Die politische Folgerung daraus lautet: Fini, der sich gegenüber Berlusconi als Garant von Anstand, Recht und Ordnung aufspiele, habe selbst Dreck am Stecken; als Präsident des Abgeordnetenhauses sei er unglaubwürdig geworden, er müsse gehen.

Die Wohnung im Fürstentum Monaco stellte sich tatsächlich als Finis offene Flanke heraus. Die Eigentumsverhältnisse blieben schon deshalb unklar, weil der Verkauf über schwer durchschaubare Finanzgesellschaften in der Karibik lief und weil Finis Schwager offenbar auch innerfamiliär zur Aufklärung nichts beitragen wollte. Die Affäre gipfelte in einer Videobotschaft – der Inszenierung nach eine „Rede an die Nation“, verbreitet übers Internet –, in der Fini seinen Rücktritt für den Fall versprach, dass sich sein Schwager tatsächlich als Eigentümer der Wohnung herausstellen sollte. Schuldig fühlt Fini sich nicht: Der Preis, den die Partei für die 50 bis 55 Quadratmeter erhalten habe, liege auf jeden Fall über dem unumstrittenen Schätzwert.

Berlusconi indes, der mit dem Rauswurf Finis aus der Partei und dem darauf folgenden Auszug von etwa 35 „Finianern“ aus der Koalition seine Mehrheit im Abgeordnetenhaus eingebüßt hat, hat zuletzt mit allen möglichen Versprechen versucht, genügend Abgeordnete aus anderen Fraktionen einzukaufen. Es gehe im Parlament zu wie auf einer Fußballerbörse, heißt es.

Diesen Mittwoch nun, just an seinem 74. Geburtstag, wollte der Regierungschef testen, ob’s reicht. Nach einer Rede im Parlament wollte er die Abgeordneten über „fünf Leitpunkte“ seiner Regierung abstimmen lassen und anhand des Resultats entscheiden, ob er weitermachen oder die Wähler rufen will. Auf die formelle Vertrauensfrage hatte Berlusconi zunächst verzichtet – um diese Karte, die er schon oft gebraucht hatte, dann am Mittwochnachmittag doch noch zu ziehen. Die Gefolgschaft der Finianer schien dann wenig später sicher: „Wir werden mit Ja stimmen“, kündigte der Abgeordnete Andrea Ronchi, einer der führenden Gefolgsleute Finis, an.

Ohnehin hatten Fini und seine Leute versprochen, Berlusconi weiterhin zu unterstützen, solange er sich an das 2008 gemeinsam erarbeitete Regierungsprogramm halte. Sie wollen nur keine „Privatgesetze“ zum persönlichen Nutzen des Regierungschefs mehr durchgehen lassen. Offen ist allerdings, ob sie Berlusconis neuen Versuch, sich seine letzten Strafprozesse vom Hals zu schaffen, als „Privatgesetz“ oder als „legitimen Schutz höchster Politiker“ einstufen wollen.

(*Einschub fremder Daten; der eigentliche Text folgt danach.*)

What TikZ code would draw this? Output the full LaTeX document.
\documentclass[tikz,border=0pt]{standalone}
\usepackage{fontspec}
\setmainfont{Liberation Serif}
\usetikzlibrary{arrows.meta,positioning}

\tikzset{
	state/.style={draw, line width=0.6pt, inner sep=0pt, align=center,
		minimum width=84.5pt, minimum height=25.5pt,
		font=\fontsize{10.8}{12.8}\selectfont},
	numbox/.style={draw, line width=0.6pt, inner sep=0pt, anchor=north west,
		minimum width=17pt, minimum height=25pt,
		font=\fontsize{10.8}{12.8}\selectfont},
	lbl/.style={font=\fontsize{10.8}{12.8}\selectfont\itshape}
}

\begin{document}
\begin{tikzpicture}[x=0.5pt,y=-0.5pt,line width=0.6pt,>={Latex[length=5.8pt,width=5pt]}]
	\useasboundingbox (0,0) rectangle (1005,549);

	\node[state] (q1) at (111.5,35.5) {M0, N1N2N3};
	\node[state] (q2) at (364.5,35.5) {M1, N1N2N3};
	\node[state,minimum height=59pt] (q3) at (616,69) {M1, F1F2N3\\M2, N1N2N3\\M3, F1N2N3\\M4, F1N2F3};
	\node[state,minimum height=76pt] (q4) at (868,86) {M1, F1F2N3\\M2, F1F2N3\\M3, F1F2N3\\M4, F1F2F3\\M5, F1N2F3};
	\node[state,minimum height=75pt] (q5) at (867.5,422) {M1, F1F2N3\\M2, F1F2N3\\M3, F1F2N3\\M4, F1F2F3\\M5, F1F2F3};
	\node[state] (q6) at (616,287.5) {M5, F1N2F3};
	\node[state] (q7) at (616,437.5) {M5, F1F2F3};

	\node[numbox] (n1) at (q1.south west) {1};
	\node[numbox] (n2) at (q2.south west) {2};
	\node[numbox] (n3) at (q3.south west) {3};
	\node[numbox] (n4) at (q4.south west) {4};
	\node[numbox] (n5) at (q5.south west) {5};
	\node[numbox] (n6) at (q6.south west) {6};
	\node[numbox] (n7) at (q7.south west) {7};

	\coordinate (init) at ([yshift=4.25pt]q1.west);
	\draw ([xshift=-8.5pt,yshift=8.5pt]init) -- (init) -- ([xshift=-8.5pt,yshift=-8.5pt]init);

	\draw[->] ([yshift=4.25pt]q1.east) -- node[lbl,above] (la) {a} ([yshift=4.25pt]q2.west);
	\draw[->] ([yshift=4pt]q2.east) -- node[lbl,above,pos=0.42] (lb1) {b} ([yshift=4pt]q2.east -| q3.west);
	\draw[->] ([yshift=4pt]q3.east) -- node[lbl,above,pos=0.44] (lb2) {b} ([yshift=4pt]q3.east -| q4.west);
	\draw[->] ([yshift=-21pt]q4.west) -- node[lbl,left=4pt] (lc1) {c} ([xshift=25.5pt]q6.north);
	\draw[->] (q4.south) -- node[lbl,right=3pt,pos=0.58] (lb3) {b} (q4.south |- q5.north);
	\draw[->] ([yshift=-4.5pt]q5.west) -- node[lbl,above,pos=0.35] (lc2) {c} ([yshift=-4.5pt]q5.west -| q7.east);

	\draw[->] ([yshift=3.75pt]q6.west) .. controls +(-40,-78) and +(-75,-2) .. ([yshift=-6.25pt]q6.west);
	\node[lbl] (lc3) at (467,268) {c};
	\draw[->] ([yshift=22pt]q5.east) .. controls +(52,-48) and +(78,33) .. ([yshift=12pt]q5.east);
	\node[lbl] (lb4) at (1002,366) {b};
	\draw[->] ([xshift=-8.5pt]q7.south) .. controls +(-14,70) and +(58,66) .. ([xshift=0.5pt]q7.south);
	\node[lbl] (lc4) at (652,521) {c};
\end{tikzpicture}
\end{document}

Erste Spaltungen in Finis Lager waren schon zuvor nicht zu übersehen. Schließlich sind selbst für eine solche „Moralfraktion“ drei weitere Jahre auf den Abgeordnetenbänken im Zweifel bequemer als vorgezogene Neuwahlen mit einem – für die noch nicht einmal richtig gegründete, konturlose Fini-Partei – womöglich verheerenden Ausgang.

Die Opposition setzt derweil auf den raschen Verfall jener „Auflauf-Mehrheit“, die Berlusconi sich per „Stimmenkauf und Korruption“ zusammengebacken habe, so am Mittwochnachmittag Luigi de Magistris, Europaabgeordneter von „Italien der Werte“, der Partei des früheren Staatsanwalts Antonio Di Pietro. Sie werde bestenfalls von „Weihnachten bis zum Sankt-Stephans-Tag halten“.